Rayko Toshev's doctoral thesis in Industrial Management "Risks and Prospects of Smart Electric Grids Systems measured with Real Options" analyses electricity price risk levels and evaluates smart grid R&D projects and technology opportunities, using real option pricing method.
"My work analyses Nord Pool Spot electricity prices for Finland, Sweden Norway and Estonia and computes market risk level using standard financial measures, such as Volatility and Value at Risk", says Toshev.
By using the risk metrics he outlines future scenarios for smart grid development and calculates real option values of technology projects.

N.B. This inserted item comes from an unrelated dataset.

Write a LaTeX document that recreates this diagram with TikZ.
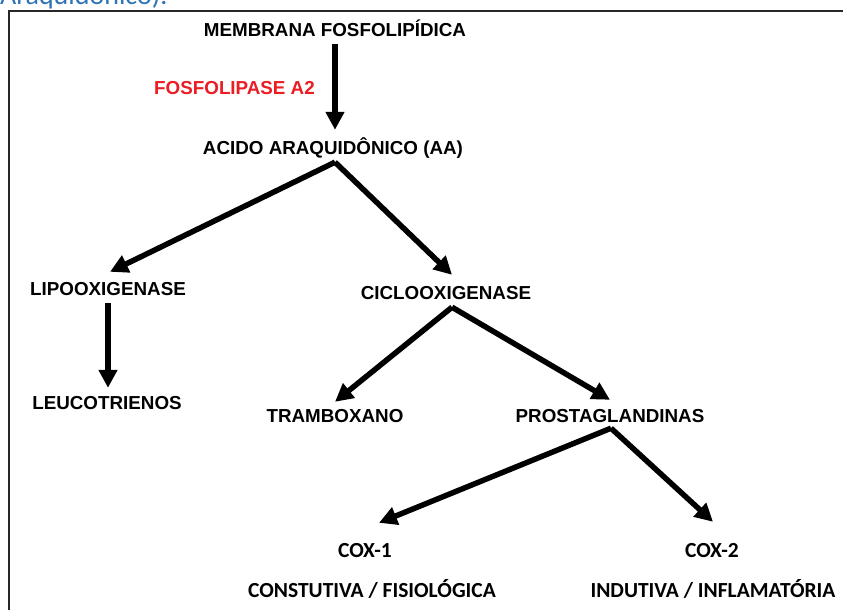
\documentclass[tikz,border=0pt]{standalone}
\usepackage{fontspec}
\setmainfont{Liberation Sans}
\newfontfamily\calfont{Carlito}
\usetikzlibrary{arrows.meta}
\definecolor{headblue}{RGB}{46,116,181}
\definecolor{enzred}{RGB}{236,28,36}
\tikzset{
  lbl/.style={inner sep=0pt, text height=14pt, text depth=0pt,
    font=\fontsize{18.8}{20}\selectfont\bfseries},
  clbl/.style={inner sep=0pt, text height=14pt, text depth=0pt,
    font=\calfont\fontsize{21.5}{24}\selectfont\bfseries},
  arr/.style={line width=5.5pt, -{Triangle[length=18pt,width=18pt]}},
  frame/.style={line width=2.2pt, draw=black!85}
}
\begin{document}
\begin{tikzpicture}[x=1pt,y=-1pt]
\useasboundingbox (0,0) rectangle (843,610);
\clip (0,0) rectangle (843,610);
\fill[white] (0,0) rectangle (843,610);
% heading fragment
\node[anchor=base west, inner sep=0pt, text=headblue,
  font=\calfont\fontsize{28}{30}\selectfont] (head) at (0,5) {Araquidônico).};
% frame
\draw[frame] (9,640) -- (9,11) -- (870,11);
% labels
\node[lbl] (mem) at (335,30) {MEMBRANA FOSFOLIPÍDICA};
\node[lbl, text=enzred] (fos) at (234.5,87) {FOSFOLIPASE A2};
\node[lbl] (aa) at (333,147) {ACIDO ARAQUIDÔNICO (AA)};
\node[lbl] (lipo) at (108,288) {LIPOOXIGENASE};
\node[lbl] (ciclo) at (446,292) {CICLOOXIGENASE};
\node[lbl] (leuco) at (107,402) {LEUCOTRIENOS};
\node[lbl] (tram) at (335,415) {TRAMBOXANO};
\node[lbl] (prost) at (610,415) {PROSTAGLANDINAS};
\node[clbl] (cox1) at (365,550) {COX-1};
\node[clbl] (cox2) at (712,550) {COX-2};
\node[clbl] (const) at (372,590) {CONSTUTIVA / FISIOLÓGICA};
\node[clbl] (indu) at (713,590) {INDUTIVA / INFLAMATÓRIA};
% arrows
\draw[arr] ([yshift=-7pt]mem.south) -- ([shift={(2pt,10pt)}]aa.north);
\draw[arr] ([shift={(2pt,-8pt)}]aa.south) -- ([shift={(2pt,9pt)}]lipo.north);
\draw[arr] ([shift={(2pt,-8pt)}]aa.south) -- ([shift={(6pt,10pt)}]ciclo.north);
\draw[arr] ([yshift=-8pt]lipo.south) -- ([shift={(1pt,7pt)}]leuco.north);
\draw[arr] ([shift={(6pt,-8pt)}]ciclo.south) -- ([yshift=6pt]tram.north);
\draw[arr] ([shift={(6pt,-8pt)}]ciclo.south) -- ([yshift=8pt]prost.north);
\draw[arr] ([shift={(1pt,-6pt)}]prost.south) -- ([shift={(14pt,20pt)}]cox1.north);
\draw[arr] ([shift={(1pt,-6pt)}]prost.south) -- ([shift={(1pt,21pt)}]cox2.north);
\end{tikzpicture}
\end{document}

Selling electricity back to the grid
With dynamic pricing, provided from the power market and smart meters, installed by utility companies it is now possible for consumers to sell electricity back to the grid and trade it like a typical commodity.
"Such new environment combined with advances in additive manufacturing creates lavish opportunities for technological innovations", he says.
Toshev's work also aims to offer a better understanding of the present and future development of smart-grid technologies. He ponders the future scenarios of the market and discusses strategic planning.
Combining financial risk models with corporate strategies
In his research Toshev used data collected from surveys, questionnaires and action research case studies to examine factors influencing companies' strategies.
"Electricity price risk analysis showed decreasing volatility due to the establishment of Nord Pool Market and strong correlation among interconnected regions", he explains.
According to Toshev, the process consists of performing historic and Monte Carlo simulations using Nord Pool Spot market price data and calculating the quantile of the distribution of profit and loss over a target horizon.
Strategic analysis showed increased demand for flexibility in resource allocation. Toshev's work highlights the practicality of combining financial risk models with corporate strategies for market investors and company management.
"Such combined framework helps mitigate the risk of new technology development projects", he says.
According to Toshev, it also assists to formulate responses to likely and unlikely scenarios with multi-factor decision parameters. It also provides tools to achieve coherency among diverse strategies between smart grid stakeholders.